### What to do
Output every line exactly as written. Leave out pictures.

(Source code of charts)
* * * * *

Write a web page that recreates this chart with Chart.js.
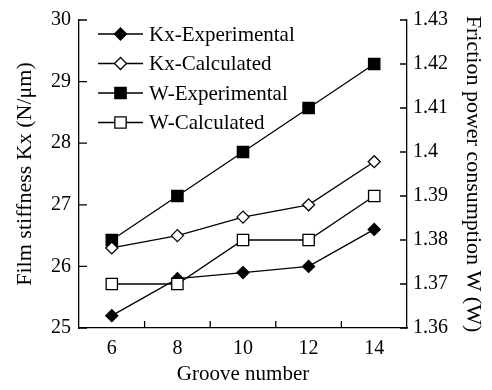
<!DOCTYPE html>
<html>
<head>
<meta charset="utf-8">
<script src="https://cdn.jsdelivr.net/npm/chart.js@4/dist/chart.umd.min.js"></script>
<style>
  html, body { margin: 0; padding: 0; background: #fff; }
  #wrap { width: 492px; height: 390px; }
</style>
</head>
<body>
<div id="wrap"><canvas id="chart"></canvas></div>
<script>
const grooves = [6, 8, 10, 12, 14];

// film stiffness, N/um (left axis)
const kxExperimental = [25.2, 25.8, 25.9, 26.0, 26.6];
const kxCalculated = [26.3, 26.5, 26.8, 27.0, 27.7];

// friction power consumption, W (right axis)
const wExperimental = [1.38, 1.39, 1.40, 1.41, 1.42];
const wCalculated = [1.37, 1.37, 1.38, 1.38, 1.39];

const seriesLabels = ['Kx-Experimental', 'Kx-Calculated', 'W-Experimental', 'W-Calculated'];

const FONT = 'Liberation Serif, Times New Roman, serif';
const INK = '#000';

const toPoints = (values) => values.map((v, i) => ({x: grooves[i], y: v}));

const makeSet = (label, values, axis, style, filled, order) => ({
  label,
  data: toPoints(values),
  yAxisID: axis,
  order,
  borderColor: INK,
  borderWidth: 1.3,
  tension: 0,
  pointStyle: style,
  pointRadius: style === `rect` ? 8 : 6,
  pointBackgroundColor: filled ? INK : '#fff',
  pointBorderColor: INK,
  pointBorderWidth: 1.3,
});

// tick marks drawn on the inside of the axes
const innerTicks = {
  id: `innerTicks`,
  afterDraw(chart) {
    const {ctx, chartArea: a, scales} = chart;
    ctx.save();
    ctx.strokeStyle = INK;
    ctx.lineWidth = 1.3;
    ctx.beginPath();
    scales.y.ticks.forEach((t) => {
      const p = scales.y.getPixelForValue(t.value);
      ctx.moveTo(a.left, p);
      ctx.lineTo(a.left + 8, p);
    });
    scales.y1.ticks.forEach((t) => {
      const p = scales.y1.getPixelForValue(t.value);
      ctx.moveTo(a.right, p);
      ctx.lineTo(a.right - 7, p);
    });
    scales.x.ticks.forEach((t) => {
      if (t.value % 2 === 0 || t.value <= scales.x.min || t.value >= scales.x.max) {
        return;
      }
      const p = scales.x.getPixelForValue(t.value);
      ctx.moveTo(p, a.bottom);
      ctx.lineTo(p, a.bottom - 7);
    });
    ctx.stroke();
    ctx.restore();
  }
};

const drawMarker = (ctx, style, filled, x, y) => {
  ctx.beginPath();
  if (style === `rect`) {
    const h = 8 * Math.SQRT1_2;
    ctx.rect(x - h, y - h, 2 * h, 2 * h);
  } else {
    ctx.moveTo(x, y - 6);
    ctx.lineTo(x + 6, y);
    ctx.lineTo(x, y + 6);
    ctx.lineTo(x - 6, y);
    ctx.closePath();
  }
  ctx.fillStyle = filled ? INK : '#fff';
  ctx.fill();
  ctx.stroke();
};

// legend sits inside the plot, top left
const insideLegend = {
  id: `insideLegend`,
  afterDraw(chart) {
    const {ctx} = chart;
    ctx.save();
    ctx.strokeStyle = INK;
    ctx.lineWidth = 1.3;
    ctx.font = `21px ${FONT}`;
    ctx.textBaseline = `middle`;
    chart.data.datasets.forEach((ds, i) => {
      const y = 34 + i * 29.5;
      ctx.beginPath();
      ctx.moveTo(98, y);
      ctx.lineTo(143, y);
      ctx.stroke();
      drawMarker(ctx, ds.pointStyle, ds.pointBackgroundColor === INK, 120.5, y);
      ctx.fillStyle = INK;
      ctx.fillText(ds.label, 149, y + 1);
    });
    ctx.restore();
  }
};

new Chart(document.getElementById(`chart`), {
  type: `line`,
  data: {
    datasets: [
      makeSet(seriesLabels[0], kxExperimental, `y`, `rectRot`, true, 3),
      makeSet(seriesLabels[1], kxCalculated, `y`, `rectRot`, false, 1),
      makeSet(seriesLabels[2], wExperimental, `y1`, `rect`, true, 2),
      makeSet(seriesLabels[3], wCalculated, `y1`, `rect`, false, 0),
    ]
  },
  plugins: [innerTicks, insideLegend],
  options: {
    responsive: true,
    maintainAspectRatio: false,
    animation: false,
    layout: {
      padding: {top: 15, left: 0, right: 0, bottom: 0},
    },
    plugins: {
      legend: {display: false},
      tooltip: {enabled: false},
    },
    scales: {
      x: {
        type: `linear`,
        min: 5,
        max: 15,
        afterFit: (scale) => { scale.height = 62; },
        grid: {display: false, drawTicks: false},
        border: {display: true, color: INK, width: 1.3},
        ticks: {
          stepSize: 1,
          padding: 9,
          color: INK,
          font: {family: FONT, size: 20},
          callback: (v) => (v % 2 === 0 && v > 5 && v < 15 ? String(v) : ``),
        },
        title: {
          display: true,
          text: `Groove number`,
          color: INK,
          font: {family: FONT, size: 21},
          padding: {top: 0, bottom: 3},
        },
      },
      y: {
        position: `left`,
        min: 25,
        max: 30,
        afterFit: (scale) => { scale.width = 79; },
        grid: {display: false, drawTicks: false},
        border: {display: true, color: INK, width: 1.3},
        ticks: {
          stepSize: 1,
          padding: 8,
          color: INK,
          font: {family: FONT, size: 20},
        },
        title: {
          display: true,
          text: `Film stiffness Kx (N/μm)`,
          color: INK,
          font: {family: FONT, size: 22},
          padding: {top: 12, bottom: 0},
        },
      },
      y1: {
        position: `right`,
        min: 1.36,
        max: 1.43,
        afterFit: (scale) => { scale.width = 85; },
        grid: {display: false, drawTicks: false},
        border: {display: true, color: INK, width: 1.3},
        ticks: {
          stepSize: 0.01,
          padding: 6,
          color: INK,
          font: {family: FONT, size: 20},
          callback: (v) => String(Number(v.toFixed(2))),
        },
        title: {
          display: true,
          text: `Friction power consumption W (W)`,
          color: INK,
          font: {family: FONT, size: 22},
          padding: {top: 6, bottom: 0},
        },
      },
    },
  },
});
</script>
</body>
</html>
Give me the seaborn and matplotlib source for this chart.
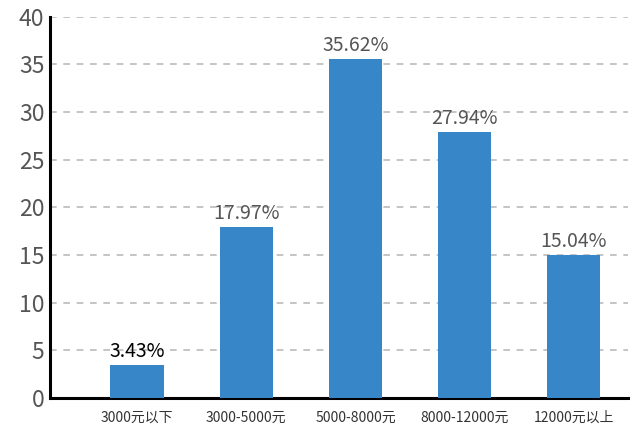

* * * * *

### Solved exercise
Write a web page that recreates this chart with Chart.js.
<!DOCTYPE html>
<html>
<head>
<meta charset="utf-8">
<script src="https://cdn.jsdelivr.net/npm/chart.js@4/dist/chart.umd.min.js"></script>
<style>
  html, body { margin: 0; padding: 0; background: #fff; }
  #wrap { width: 492px; height: 390px; }
</style>
</head>
<body>
<div id="wrap"><canvas id="chart"></canvas></div>
<script>
const grooves = [6, 8, 10, 12, 14];

// film stiffness, N/um (left axis)
const kxExperimental = [25.2, 25.8, 25.9, 26.0, 26.6];
const kxCalculated = [26.3, 26.5, 26.8, 27.0, 27.7];

// friction power consumption, W (right axis)
const wExperimental = [1.38, 1.39, 1.40, 1.41, 1.42];
const wCalculated = [1.37, 1.37, 1.38, 1.38, 1.39];

const seriesLabels = ['Kx-Experimental', 'Kx-Calculated', 'W-Experimental', 'W-Calculated'];

const FONT = 'Liberation Serif, Times New Roman, serif';
const INK = '#000';

const toPoints = (values) => values.map((v, i) => ({x: grooves[i], y: v}));

const makeSet = (label, values, axis, style, filled, order) => ({
  label,
  data: toPoints(values),
  yAxisID: axis,
  order,
  borderColor: INK,
  borderWidth: 1.3,
  tension: 0,
  pointStyle: style,
  pointRadius: style === `rect` ? 8 : 6,
  pointBackgroundColor: filled ? INK : '#fff',
  pointBorderColor: INK,
  pointBorderWidth: 1.3,
});

// tick marks drawn on the inside of the axes
const innerTicks = {
  id: `innerTicks`,
  afterDraw(chart) {
    const {ctx, chartArea: a, scales} = chart;
    ctx.save();
    ctx.strokeStyle = INK;
    ctx.lineWidth = 1.3;
    ctx.beginPath();
    scales.y.ticks.forEach((t) => {
      const p = scales.y.getPixelForValue(t.value);
      ctx.moveTo(a.left, p);
      ctx.lineTo(a.left + 8, p);
    });
    scales.y1.ticks.forEach((t) => {
      const p = scales.y1.getPixelForValue(t.value);
      ctx.moveTo(a.right, p);
      ctx.lineTo(a.right - 7, p);
    });
    scales.x.ticks.forEach((t) => {
      if (t.value % 2 === 0 || t.value <= scales.x.min || t.value >= scales.x.max) {
        return;
      }
      const p = scales.x.getPixelForValue(t.value);
      ctx.moveTo(p, a.bottom);
      ctx.lineTo(p, a.bottom - 7);
    });
    ctx.stroke();
    ctx.restore();
  }
};

const drawMarker = (ctx, style, filled, x, y) => {
  ctx.beginPath();
  if (style === `rect`) {
    const h = 8 * Math.SQRT1_2;
    ctx.rect(x - h, y - h, 2 * h, 2 * h);
  } else {
    ctx.moveTo(x, y - 6);
    ctx.lineTo(x + 6, y);
    ctx.lineTo(x, y + 6);
    ctx.lineTo(x - 6, y);
    ctx.closePath();
  }
  ctx.fillStyle = filled ? INK : '#fff';
  ctx.fill();
  ctx.stroke();
};

// legend sits inside the plot, top left
const insideLegend = {
  id: `insideLegend`,
  afterDraw(chart) {
    const {ctx} = chart;
    ctx.save();
    ctx.strokeStyle = INK;
    ctx.lineWidth = 1.3;
    ctx.font = `21px ${FONT}`;
    ctx.textBaseline = `middle`;
    chart.data.datasets.forEach((ds, i) => {
      const y = 34 + i * 29.5;
      ctx.beginPath();
      ctx.moveTo(98, y);
      ctx.lineTo(143, y);
      ctx.stroke();
      drawMarker(ctx, ds.pointStyle, ds.pointBackgroundColor === INK, 120.5, y);
      ctx.fillStyle = INK;
      ctx.fillText(ds.label, 149, y + 1);
    });
    ctx.restore();
  }
};

new Chart(document.getElementById(`chart`), {
  type: `line`,
  data: {
    datasets: [
      makeSet(seriesLabels[0], kxExperimental, `y`, `rectRot`, true, 3),
      makeSet(seriesLabels[1], kxCalculated, `y`, `rectRot`, false, 1),
      makeSet(seriesLabels[2], wExperimental, `y1`, `rect`, true, 2),
      makeSet(seriesLabels[3], wCalculated, `y1`, `rect`, false, 0),
    ]
  },
  plugins: [innerTicks, insideLegend],
  options: {
    responsive: true,
    maintainAspectRatio: false,
    animation: false,
    layout: {
      padding: {top: 15, left: 0, right: 0, bottom: 0},
    },
    plugins: {
      legend: {display: false},
      tooltip: {enabled: false},
    },
    scales: {
      x: {
        type: `linear`,
        min: 5,
        max: 15,
        afterFit: (scale) => { scale.height = 62; },
        grid: {display: false, drawTicks: false},
        border: {display: true, color: INK, width: 1.3},
        ticks: {
          stepSize: 1,
          padding: 9,
          color: INK,
          font: {family: FONT, size: 20},
          callback: (v) => (v % 2 === 0 && v > 5 && v < 15 ? String(v) : ``),
        },
        title: {
          display: true,
          text: `Groove number`,
          color: INK,
          font: {family: FONT, size: 21},
          padding: {top: 0, bottom: 3},
        },
      },
      y: {
        position: `left`,
        min: 25,
        max: 30,
        afterFit: (scale) => { scale.width = 79; },
        grid: {display: false, drawTicks: false},
        border: {display: true, color: INK, width: 1.3},
        ticks: {
          stepSize: 1,
          padding: 8,
          color: INK,
          font: {family: FONT, size: 20},
        },
        title: {
          display: true,
          text: `Film stiffness Kx (N/μm)`,
          color: INK,
          font: {family: FONT, size: 22},
          padding: {top: 12, bottom: 0},
        },
      },
      y1: {
        position: `right`,
        min: 1.36,
        max: 1.43,
        afterFit: (scale) => { scale.width = 85; },
        grid: {display: false, drawTicks: false},
        border: {display: true, color: INK, width: 1.3},
        ticks: {
          stepSize: 0.01,
          padding: 6,
          color: INK,
          font: {family: FONT, size: 20},
          callback: (v) => String(Number(v.toFixed(2))),
        },
        title: {
          display: true,
          text: `Friction power consumption W (W)`,
          color: INK,
          font: {family: FONT, size: 22},
          padding: {top: 6, bottom: 0},
        },
      },
    },
  },
});
</script>
</body>
</html>
Give me the seaborn and matplotlib source for this chart.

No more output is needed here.